Understanding the history of psychiatry requires an accurate view of its function and purpose. In this provocative new study, Szasz challenges conventional beliefs about psychiatry. He asserts that, in fact, psychiatrists are not concerned with the diagnosis and treatment of bona fide illnesses. Psychiatric tradition, social expectation, and the law make it clear that coercion is the profession's determining characteristic.
Psychiatrists may "diagnose" or "treat" people without their consent or even against their clearly expressed wishes, and these involuntary psychiatric interventions are as different as are sexual relations between consenting adults and the sexual violence we call "rape." But the point is not merely the difference between coerced and consensual psychiatry, but to contrast them. The term "psychiatry" ought to be applied to one or the other, but not both. As long as psychiatrists and society refuse to recognize this, there can be no real psychiatric historiography.
The coercive character of psychiatry was more apparent in the past than it is now. Then, insanity was synonymous with unfitness for liberty. Toward the end of the nineteenth century, a new type of psychiatric relationship developed, when people experiencing so-called "nervous symptoms," sought help.

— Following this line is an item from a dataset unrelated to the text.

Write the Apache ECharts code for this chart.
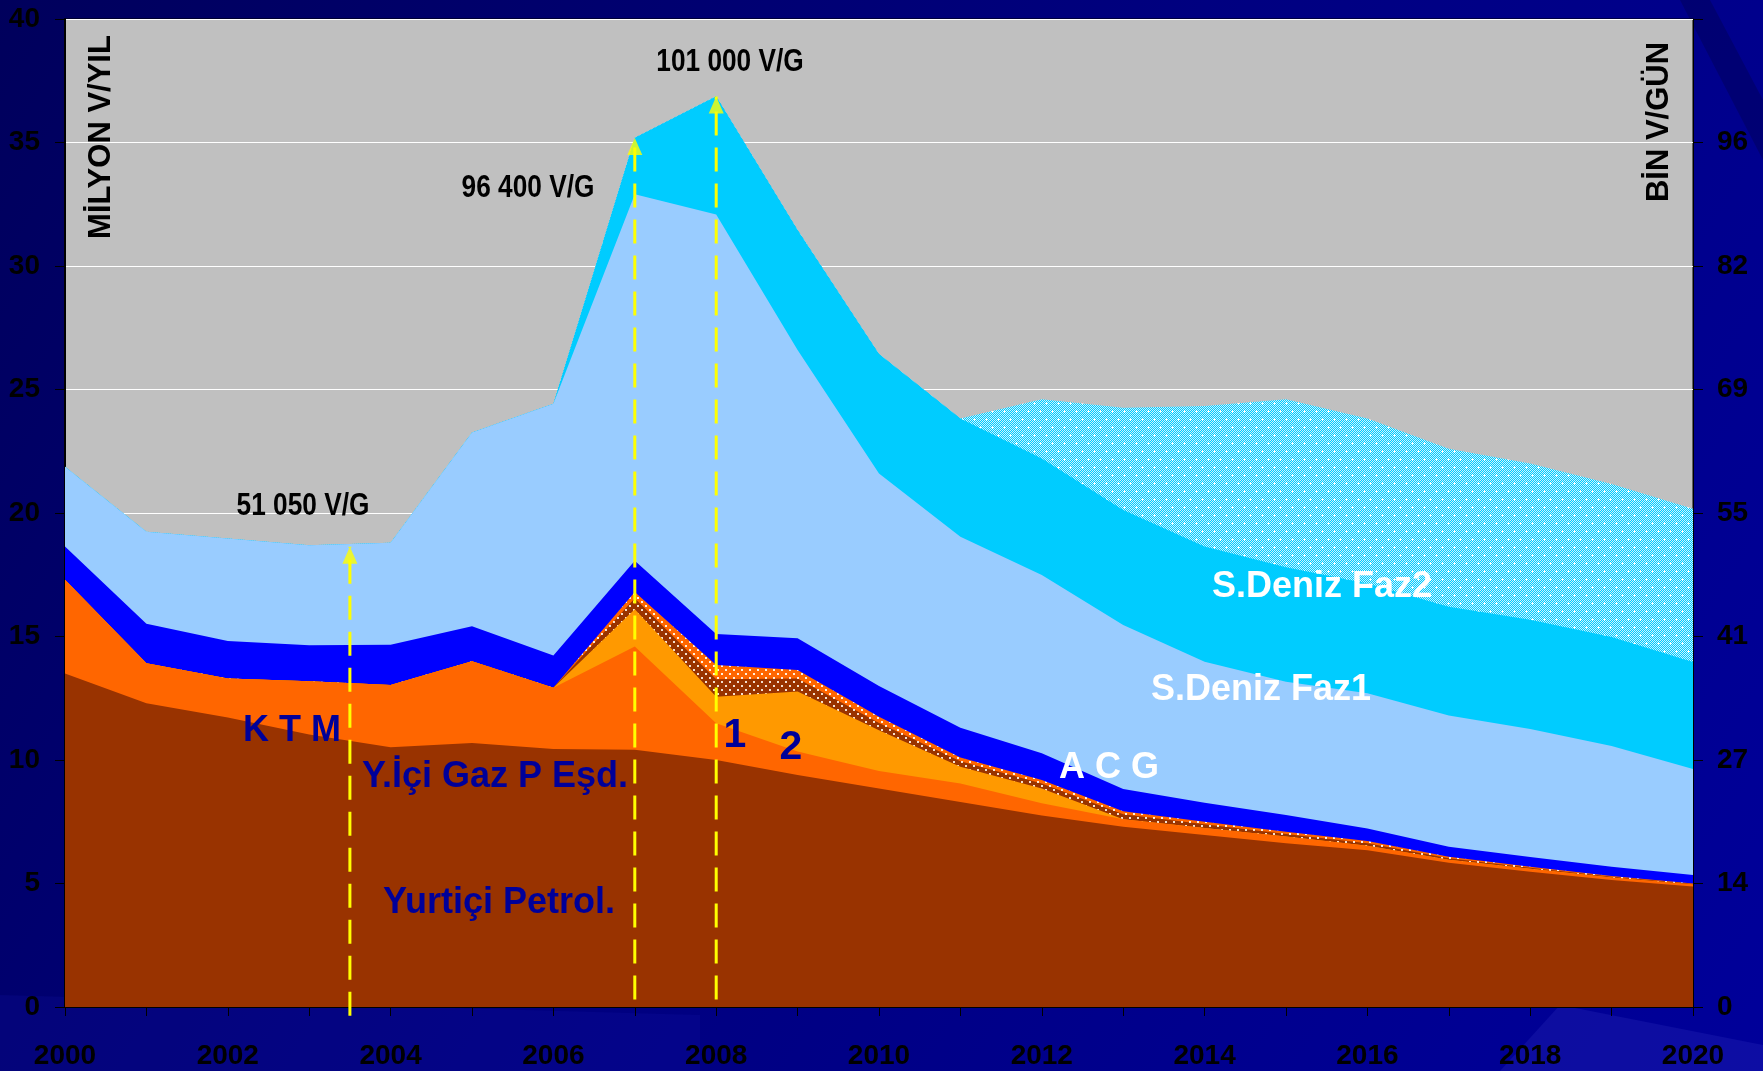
<!DOCTYPE html>
<html>
<head>
<meta charset="utf-8">
<script src="https://cdn.jsdelivr.net/npm/echarts@6/dist/echarts.min.js"></script>
<style>
  html, body { margin: 0; padding: 0; background: #000080; }
  #chart { width: 1763px; height: 1071px; }
</style>
</head>
<body>
<div id="chart"></div>
<script>
// Years on the horizontal axis
const years = [2000, 2001, 2002, 2003, 2004, 2005, 2006, 2007, 2008, 2009, 2010,
               2011, 2012, 2013, 2014, 2015, 2016, 2017, 2018, 2019, 2020];

// Layer thicknesses, million barrels per year (listed bottom to top)
const yurticiPetrol = [13.5, 12.3, 11.72, 11.03, 10.52, 10.69, 10.45, 10.41, 10.0, 9.39, 8.85,
                       8.3, 7.75, 7.3, 6.96, 6.63, 6.35, 5.84, 5.48, 5.14, 4.88];
const yIciGaz       = [3.8, 1.62, 1.58, 2.16, 2.52, 3.31, 2.48, 4.19, 1.49, 0.95, 0.7,
                       0.75, 0.5, 0.3, 0.29, 0.27, 0.18, 0.12, 0.12, 0.1, 0.08];
const kaynak1       = [0, 0, 0, 0, 0, 0, 0, 1.5, 1.07, 2.43, 1.65,
                       0.68, 0.6, 0, 0, 0, 0, 0, 0, 0, 0];
const kaynak2Koyu   = [0, 0, 0, 0, 0, 0, 0, 0.45, 0.71, 0.53, 0.3,
                       0.22, 0.2, 0.2, 0.15, 0.1, 0.1, 0.06, 0.04, 0.03, 0.02];
const kaynak2Acik   = [0, 0, 0, 0, 0, 0, 0, 0.25, 0.58, 0.34, 0.25,
                       0.15, 0.14, 0.13, 0.1, 0.1, 0.09, 0.06, 0.04, 0.03, 0.02];
const ktm           = [1.34, 1.6, 1.52, 1.46, 1.63, 1.41, 1.3, 1.27, 1.25, 1.29, 1.25,
                       1.21, 1.08, 0.9, 0.77, 0.67, 0.51, 0.41, 0.39, 0.38, 0.34];
const acg           = [3.23, 3.72, 4.15, 4.04, 4.13, 7.85, 10.19, 14.83, 16.99, 11.67, 8.6,
                       7.73, 7.22, 6.64, 5.71, 5.4, 5.47, 5.31, 5.19, 4.89, 4.3];
const sDenizFaz1    = [0, 0, 0, 0, 0, 0, 0, 2.29, 4.78, 4.86, 4.84,
                       4.79, 4.72, 4.65, 4.66, 4.63, 4.45, 4.4, 4.42, 4.41, 4.33];
const sDenizFaz2    = [0, 0, 0, 0, 0, 0, 0, 0, 0, 0, 0,
                       0, 2.4, 4.14, 5.69, 6.81, 6.68, 6.4, 6.32, 6.19, 6.2];

// Peak annotations: year and barrels per day
const peakYears = [2003.5, 2007, 2008];
const peakBpd   = [51050, 96400, 101000];
const peakBase  = [-0.35, 0.3, 0.3];

// Right-hand axis labels (thousand barrels per day)
const rightTicks = ['0', '14', '27', '41', '55', '69', '82', '96', ''];

const SANS = '"Liberation Sans", Arial, sans-serif';

// Fill textures
function texture(w, h, base, ditherColor, dotColor, dots, plus) {
  const c = document.createElement('canvas');
  c.width = w; c.height = h;
  const g = c.getContext('2d');
  g.fillStyle = base;
  g.fillRect(0, 0, w, h);
  if (ditherColor) {
    g.fillStyle = ditherColor;
    for (let y = 0; y < h; y++) {
      for (let x = 0; x < w; x++) {
        if ((x + y) % 2 === 0) g.fillRect(x, y, 1, 1);
      }
    }
  }
  g.fillStyle = dotColor;
  dots.forEach(([x, y]) => {
    if (plus) {
      g.fillRect(x - 1, y, 3, 1);
      g.fillRect(x, y - 1, 1, 3);
    } else {
      g.fillRect(x, y, 2, 2);
    }
  });
  return { image: c, repeat: 'repeat' };
}

const brownDots  = texture(8, 8, '#993300', null, '#F4E0D0', [[1, 1], [5, 5]], false);
const orangeDots = texture(8, 8, '#FF6600', null, '#FFF0E0', [[1, 1], [5, 5]], false);
const cyanDots   = texture(12, 16, '#00CCFF', '#CCF2FF', '#FFFFFF', [[2, 3], [8, 11]], true);

// Stack order, bottom to top
const layers = [
  { name: 'Yurtiçi Petrol.', values: yurticiPetrol, color: '#993300' },
  { name: 'Y.İçi Gaz P Eşd.', values: yIciGaz, color: '#FF6600' },
  { name: '1', values: kaynak1, color: '#FF9900' },
  { name: '2 koyu', values: kaynak2Koyu, color: brownDots },
  { name: '2 açık', values: kaynak2Acik, color: orangeDots },
  { name: 'K T M', values: ktm, color: '#0000FF' },
  { name: 'A C G', values: acg, color: '#99CCFF' },
  { name: 'S.Deniz Faz1', values: sDenizFaz1, color: '#00CCFF' },
  { name: 'S.Deniz Faz2', values: sDenizFaz2, color: cyanDots }
];

// Running totals: each layer is drawn as the area under its cumulative top,
// upper layers first so the lower ones cover them.
const running = years.map(() => 0);
const layerSeries = layers.map(l => {
  const tops = l.values.map((v, i) => (running[i] += v));
  return {
    name: l.name,
    type: 'line',
    data: years.map((y, i) => [y, +tops[i].toFixed(3)]),
    symbol: 'none',
    lineStyle: { width: 0 },
    areaStyle: { color: l.color, opacity: 1 },
    silent: true,
    z: 2
  };
}).reverse();

const toYearly = bpd => bpd * 365 / 1e6;
const fmtBpd = v => String(v).replace(/\B(?=(\d{3})+(?!\d))/g, ' ') + ' V/G';

const arrowLines = peakYears.map((x, i) => ({
  type: 'line',
  data: [[x, peakBase[i]], [x, toYearly(peakBpd[i])]],
  symbol: 'none',
  clip: false,
  silent: true,
  lineStyle: { color: '#FFFF00', width: 3, type: [24, 12] },
  z: 10
}));

const arrowHeads = {
  type: 'scatter',
  data: peakYears.map((x, i) => [x, toYearly(peakBpd[i])]),
  symbol: 'triangle',
  symbolSize: [15, 17],
  symbolOffset: [0, 8.5],
  itemStyle: { color: '#FFFF00' },
  silent: true,
  clip: false,
  z: 11
};

const chart = echarts.init(document.getElementById('chart'), null, { renderer: 'canvas' });

const navyText = (text, x, y, size) => ({
  type: 'text', x: x, y: y, z: 5,
  style: { text: text, fill: '#000099', font: 'bold ' + size + 'px ' + SANS, align: 'center', verticalAlign: 'middle' }
});
const whiteText = (text, x, y, size) => ({
  type: 'text', x: x, y: y, z: 5,
  style: { text: text, fill: '#FFFFFF', font: 'bold ' + size + 'px ' + SANS, align: 'center', verticalAlign: 'middle' }
});
// condensed bold numerals for the peak values
const peakText = (i, x, y) => ({
  type: 'text', x: x, y: y, z: 12, scaleX: 0.82,
  style: { text: fmtBpd(peakBpd[i]), fill: '#000000', font: 'bold 32px ' + SANS, align: 'center', verticalAlign: 'middle' }
});

const tickFont = { color: '#000000', fontWeight: 'bold', fontSize: 28, fontFamily: SANS };

chart.setOption({
  animation: false,
  backgroundColor: new echarts.graphic.LinearGradient(0, 0, 1, 1, [
    { offset: 0, color: '#00005C' },
    { offset: 0.5, color: '#000080' },
    { offset: 1, color: '#00009A' }
  ]),
  grid: {
    left: 65, top: 19, right: 70, bottom: 64,
    show: true, backgroundColor: '#C0C0C0', borderColor: '#000000', borderWidth: 1
  },
  xAxis: {
    type: 'value', min: 2000, max: 2020, interval: 1,
    axisLine: { show: true, lineStyle: { color: '#000000', width: 2 } },
    axisTick: { show: true, length: 9, lineStyle: { color: '#000000', width: 1 } },
    axisLabel: Object.assign({ margin: 35, formatter: v => (v % 2 === 0 ? String(v) : '') }, tickFont),
    splitLine: { show: false }
  },
  yAxis: [
    {
      type: 'value', min: 0, max: 40, interval: 5, position: 'left',
      axisLine: { show: true, lineStyle: { color: '#000000', width: 2 } },
      axisTick: { show: true, length: 10, lineStyle: { color: '#000000' } },
      axisLabel: Object.assign({ margin: 25 }, tickFont),
      splitLine: { show: true, lineStyle: { color: '#FFFFFF', width: 1 } }
    },
    {
      type: 'value', min: 0, max: 40, interval: 5, position: 'right',
      axisLine: { show: true, lineStyle: { color: '#000000', width: 1 } },
      axisTick: { show: true, length: 10, lineStyle: { color: '#000000' } },
      axisLabel: Object.assign({ margin: 24, formatter: v => rightTicks[Math.round(v / 5)] }, tickFont),
      splitLine: { show: false }
    }
  ],
  series: [
    ...layerSeries,
    ...arrowLines,
    arrowHeads
  ],
  graphic: [
    // background streaks
    { type: 'polygon', z: -1, silent: true,
      shape: { points: [[1500, 1071], [1560, 1005], [1763, 1045], [1763, 1071]] },
      style: { fill: 'rgba(70,70,210,0.18)' } },
    { type: 'polygon', z: -1, silent: true,
      shape: { points: [[1680, 0], [1710, 0], [1763, 100], [1763, 160]] },
      style: { fill: 'rgba(0,0,40,0.25)' } },
    { type: 'polygon', z: -1, silent: true,
      shape: { points: [[0, 995], [700, 1015], [700, 1071], [0, 1071]] },
      style: { fill: 'rgba(20,20,170,0.2)' } },
    // axis titles
    { type: 'text', x: 101, y: 137, rotation: Math.PI / 2, z: 5,
      style: { text: 'MİLYON V/YIL', fill: '#000000', font: 'bold 31px ' + SANS, align: 'center', verticalAlign: 'middle' } },
    { type: 'text', x: 1659, y: 122, rotation: Math.PI / 2, z: 5,
      style: { text: 'BİN V/GÜN', fill: '#000000', font: 'bold 31px ' + SANS, align: 'center', verticalAlign: 'middle' } },
    // layer names
    navyText('K T M', 292, 731, 36),
    navyText('Y.İçi Gaz P Eşd.', 495, 777, 36),
    navyText('Yurtiçi Petrol.', 499, 903, 36),
    navyText('1', 735, 736, 41),
    navyText('2', 791, 748, 41),
    whiteText('A C G', 1109, 768, 36),
    whiteText('S.Deniz Faz1', 1261, 690, 36),
    whiteText('S.Deniz Faz2', 1322, 587, 36),
    // peak annotations
    peakText(0, 303, 506),
    peakText(1, 528, 188),
    peakText(2, 730, 62)
  ]
});
</script>
</body>
</html>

This led to a distinction between two kinds of mental diseases: neuroses and psychoses. Persons who complained about their own behavior were classified as neurotic, whereas persons about whose behavior others complained were classified as psychotic. The legal, medical, psychiatric, and social denial of this simple distinction and its far-reaching implications undergirds the house of cards that is modern psychiatry. Coercion as Cure is the most important book by Szasz since his landmark The Myth of Mental Illness.